What does Mark say Jesus was doing when this event took place?  See Mar 10:17.  Where had He been, and where was He going?  See Mar 10:1,32,46, 11:1.  How does Matthew describe the age of this man?  See Mat 19:20,22, and note that the term “young man” (neaniskos) may refer to anyone from a boy in his teens to someone in his late twenties.  How does Luke describe him?  See Luk 18:18.  What is meant by a ruler?  Cf. Luk 8:41 (official), Luk 12:58 (magistrate), Luk 14:1 (leaders), Luk 23:13, Joh 3:1, 7:47-49, 12:42, Act 4:5,8, 14:5, etc…  In what way was the apostle Paul at one time like this man?  Cf. Act 7:58, 26:10-12.  How does Mark say the young man approached Jesus?  See Mar 10:17.  What does this and his response to Jesus in Mar 10:20 indicate about him spiritually and morally?  Summarize the many positive things this man had going for him.  How would most people describe his future?  How was the apostle Paul also once like that?  See Gal 1:14, Phil 3:5-6.  In what significant way did Paul prove himself different from the rich young ruler?  Contrast Mat 19:22 and Phil 3:7-8.  What does this teach us about how the things that we value influence the choices we make that determine the direction of our lives?  What must we value most?

What question did the rich young ruler pose to Jesus?  See Mat 19:16, and notice that this is the first mention of “eternal life” in the Bible.  Considering that he was rich, what sort of thing may he have had in mind?  Was he thinking along the lines of an entire life of devotion to God, or of a single act or perhaps several acts he could point to as a guarantee that he was “saved”?  How is that like many people today?  What acts do people today point to as proof that they have obtained eternal life?

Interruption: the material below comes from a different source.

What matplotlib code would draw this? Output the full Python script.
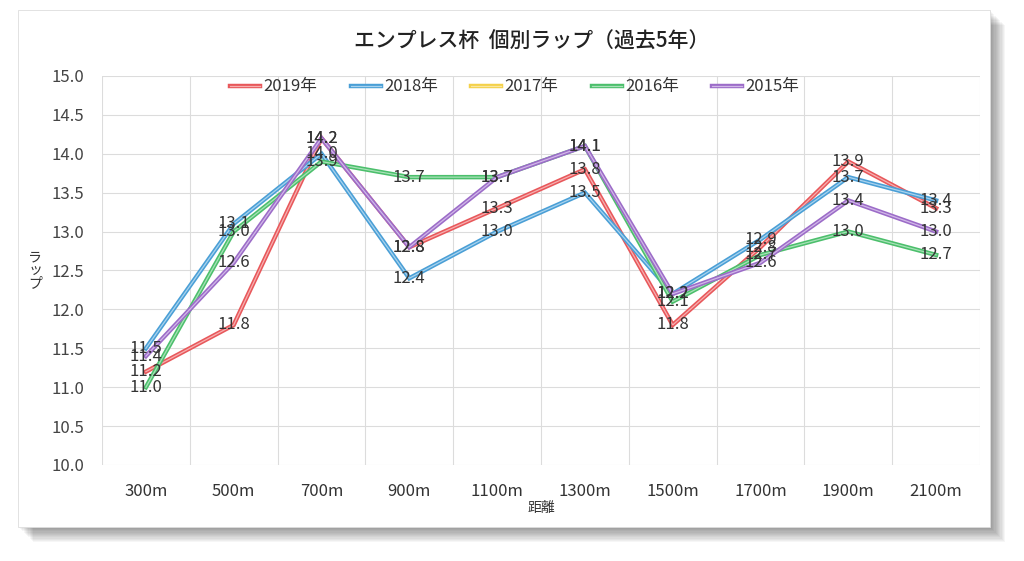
import matplotlib
matplotlib.use('Agg')
from matplotlib import pyplot as plt
from matplotlib.legend_handler import HandlerTuple
import matplotlib.patches as patches
import numpy as np

plt.rcParams['font.family'] = ['Noto Sans CJK JP', 'DejaVu Sans']

distances = ['300m', '500m', '700m', '900m', '1100m', '1300m', '1500m', '1700m', '1900m', '2100m']
years = ['2019年', '2018年', '2017年', '2016年', '2015年']
lap_2019 = [11.2, 11.8, 14.2, 12.8, 13.3, 13.8, 11.8, 12.8, 13.9, 13.3]
lap_2018 = [11.5, 13.1, 14.0, 12.4, 13.0, 13.5, 12.2, 12.9, 13.7, 13.4]
lap_2017 = [None] * 10
lap_2016 = [11.0, 13.0, 13.9, 13.7, 13.7, 14.1, 12.1, 12.7, 13.0, 12.7]
lap_2015 = [11.4, 12.6, 14.2, 12.8, 13.7, 14.1, 12.2, 12.6, 13.4, 13.0]
colors = ['#e8585b', '#4a9fd6', '#f4d14a', '#4cbf6c', '#9c6cc8']
light = ['#f6b0b1', '#a9d3ee', '#fae7a0', '#a8e2b8', '#d1b8e8']

fig = plt.figure(figsize=(10.24, 5.61), dpi=100)
fig.patch.set_facecolor('white')

# card with soft shadow
for i in range(12):
    off = 2 + i * 1.2
    fig.patches.append(patches.Rectangle((18 / 1024 + off / 1024, 1 - 527 / 561 - off / 561),
                                         972 / 1024, 517 / 561, transform=fig.transFigure,
                                         facecolor='black', alpha=0.035, edgecolor='none', zorder=0))
fig.patches.append(patches.Rectangle((18 / 1024, 1 - 527 / 561), 972 / 1024, 517 / 561,
                                     transform=fig.transFigure, facecolor='white',
                                     edgecolor='#dddddd', linewidth=0.6, zorder=1))

ax = fig.add_axes([102 / 1024, 1 - 465 / 561, 878 / 1024, 389 / 561])
ax.set_zorder(2)
ax.patch.set_alpha(0)

x = np.arange(len(distances))
series = [lap_2019, lap_2018, lap_2017, lap_2016, lap_2015]
handles = []
for vals, name, c, lc in zip(series, years, colors, light):
    v = np.array([np.nan if a is None else a for a in vals], dtype=float)
    l1, = ax.plot(x, v, color=c, linewidth=3.2, solid_joinstyle='miter', zorder=3)
    l2, = ax.plot(x, v, color=lc, linewidth=0.9, solid_joinstyle='miter', zorder=3)
    handles.append((l1, l2))
    for xi, yi in zip(x, v):
        if not np.isnan(yi):
            ax.text(xi, yi, '%.1f' % yi, ha='center', va='center', fontsize=12,
                    color='#333333', zorder=5)

ax.set_xlim(-0.5, len(distances) - 0.5)
ax.set_ylim(10, 15)
ax.set_yticks(np.arange(10, 15.01, 0.5))
ax.set_yticklabels(['%.1f' % t for t in np.arange(10, 15.01, 0.5)], fontsize=12, color='#444444')
ax.set_xticks(x)
ax.set_xticklabels(distances, fontsize=12, color='#333333')
ax.set_xticks(np.arange(-0.5, len(distances), 1), minor=True)
ax.grid(True, which='minor', axis='x', color='#dcdcdc', linewidth=0.8)
ax.grid(True, which='major', axis='y', color='#dcdcdc', linewidth=0.8)
ax.tick_params(axis='both', which='both', length=0)
ax.tick_params(axis='x', pad=13)
ax.tick_params(axis='y', pad=13)
for s in ax.spines.values():
    s.set_visible(False)
ax.set_axisbelow(True)

ax.set_xlabel('距離', fontsize=10, color='#333333', labelpad=1)
fig.text(35 / 1024, 1 - 270 / 561, 'ラ\nッ\nプ', fontsize=10, color='#333333',
         ha='center', va='center', linespacing=0.9)

leg = ax.legend(handles, years, loc='center', bbox_to_anchor=(0.47, 1 - 11 / 389), ncol=5,
                frameon=False, fontsize=12, handlelength=1.8, handletextpad=0.2,
                columnspacing=2.0, borderpad=0,
                handler_map={tuple: HandlerTuple(ndivide=1, pad=0)})
for t in leg.get_texts():
    t.set_color('#333333')

fig.text(532 / 1024, 1 - 42 / 561, 'エンプレス杯  個別ラップ（過去5年）', fontsize=15,
         ha='center', va='center', color='#222222', fontweight='medium')

fig.savefig('out.png', dpi=100)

With what adjective do Mark and Luke have the rich young ruler describing Jesus?  See Mar 10:17, Luk 18:18.  How does Matthew present the man using the same adjective?   See Mat 19:16.[1]   In comparing Jesus’ response in Mat 19:17a with that in Mar 10:18 and Luk 18:19, what is clear about the general intent?  Is it also possible that in the course of the conversation the man used the adjective both ways, and Jesus answered similarly in order to emphasize a point?  Think: what is clearly the key word upon which the dialogue turns, and is it reasonable to suppose there was more to the conversation than the single sentence recorded in each gospel?  Why might Matthew have presented the conversation in a different manner than Mark and Luke, or perhaps emphasized a different part of their dialogue?  Hint: recall Matthew’s audience, and notice also how he presents what Mark and Luke articulate as “God”.  Notice also that Matthew’s phraseology (eis estin ho agathos) presents Jesus answering in a way that reflects the Jewish Shema from Deut 6:4 (cf. Mar 12:29,32, Jam 2:19).  What can we learn from this about how to handle what scoffers often present as seeming contradictions in God’s word?

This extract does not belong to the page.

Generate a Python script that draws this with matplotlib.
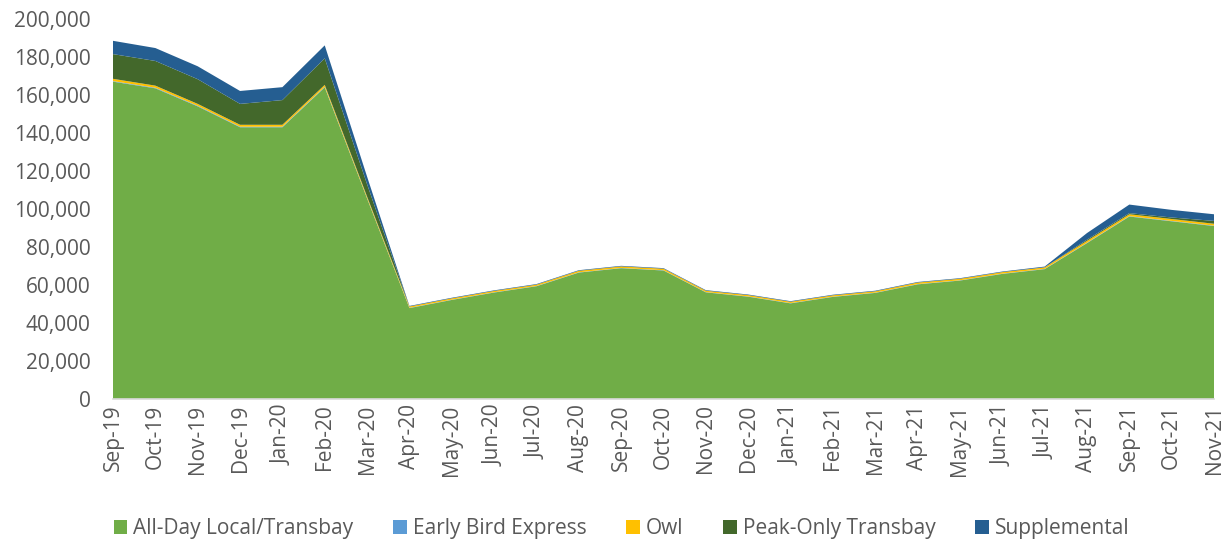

What was Jesus’ purpose in answering the young man as He did in regard to “good” and His statement that God alone is good?  Was it to correct a faulty view of Himself and deny that He really is good and that He really is God as we believe?  Or was it to correct a faulty view of what it means to be good?  In light of His response, what is it that defines what it means to be good?  In regard to the intent of the young man’s question, what is the standard of goodness by which we must measure our worthiness to obtain eternal life?  How is that different from what the young man assumed that standard to be?  In what way is all of mankind like the young man?  Cf. Psa 36:1-2, Pro 21:2, 30:12, Luk 18:11, 2Co 10:12.  How in fact do men measure up to God’s standard of goodness?  Cf. Job 4:17-19, 15:14-16, 25:4-6, Psa 14:2-3, 130:3, 143:2, Ecc 7:20, Isa 64:6, Rom 3:23.

After digressing to correct the young man’s faulty view of what it means to be good, how did Jesus answer his question about what he must do to obtain eternal life?  What does this teach us about the commandments reflecting the nature and character of God?  Can one be “good” without keeping the commandments?  Is it the keeping of the commandments that makes one good, or is it because one is good and reflects the nature and character of God that he keeps the commandments?  I.e., is our goodness to inherit eternal life ultimately determined by our acts, or by our nature?  Contrast Phil 3:4-6 and 1Ti 1:12-15.  Although faultless as to legalistic righteousness in observing the commandments as was this young man, before he was in Christ did Paul have the nature of God so as to be truly good in order to inherit eternal life?  What is it exactly that imparts to us that divine nature?  See Gal 2:20, Col 1:27, 2Pe 1:3.

 


1. Notice that there is no difference in the KJV which follows the later Byzantine texts that “smoothed out” this difference by assimilating the verbiage from Mark and Luke.